All of the above made Jasna Góra rise through the centuries to much more than a “spiritual capital of Poland.” It is a privileged place, its special importance recognised not only by Catholics in Poland, but throughout the globe, and even by non-believers.
John Paul II about Jasna Góra
St. John Paul II seems to have expressed the most effectively the unique nature of Jasna Góra. On numerous occasions he called this place not only the nation’s shrine, but a confessional box and altar, a place of spiritual transformation and of a renewal of Poles’ lives.

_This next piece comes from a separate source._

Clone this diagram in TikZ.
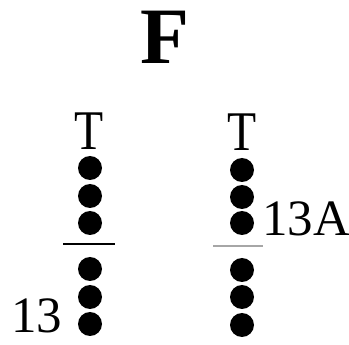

John Paull II called this place a treasure, a place where Poles had always been free.
This is what the sainted pope said here on 4 June 1979:
So many times we came here to this holy place with attentive pastoral ear, to listen to the beating of the heart of the Church and of that of the motherland in the heart of the Mother. Jasna Gora is, in fact, not only a place of pilgrimage for the Poles of the motherland and of the whole world but also the nation’s shrine. One must listen in this holy place in order to hear the beating of the heart of the nation in the heart of the Mother. For her heart beats, we know, together with all the appointments of history, with all the happenings in our national life: how many times, in fact, has it vibrated with the laments of the historical sufferings of Poland, but also with the shouts of joy and victory! The history of Poland can be written in different ways; especially in the case of the history of the last centuries, it can be interpreted along different lines. But if we want to know how this history is interpreted by the heart of the Poles, we must come here, we must listen to this shrine, we must hear the echo of the life of the whole nation in the heart of its Mother and Queen. And if her heart beats with a tone of disquiet, if it echoes with solicitude and the cry for the conversion and strengthening of consciences, this invitation must be accepted. It is an invitation springing from maternal love, which in its own way is shaping the historical processes in the land of Poland.
No other words can better summarize the reason why millions of people continue to make Jasna Góra their pilgrimage destination.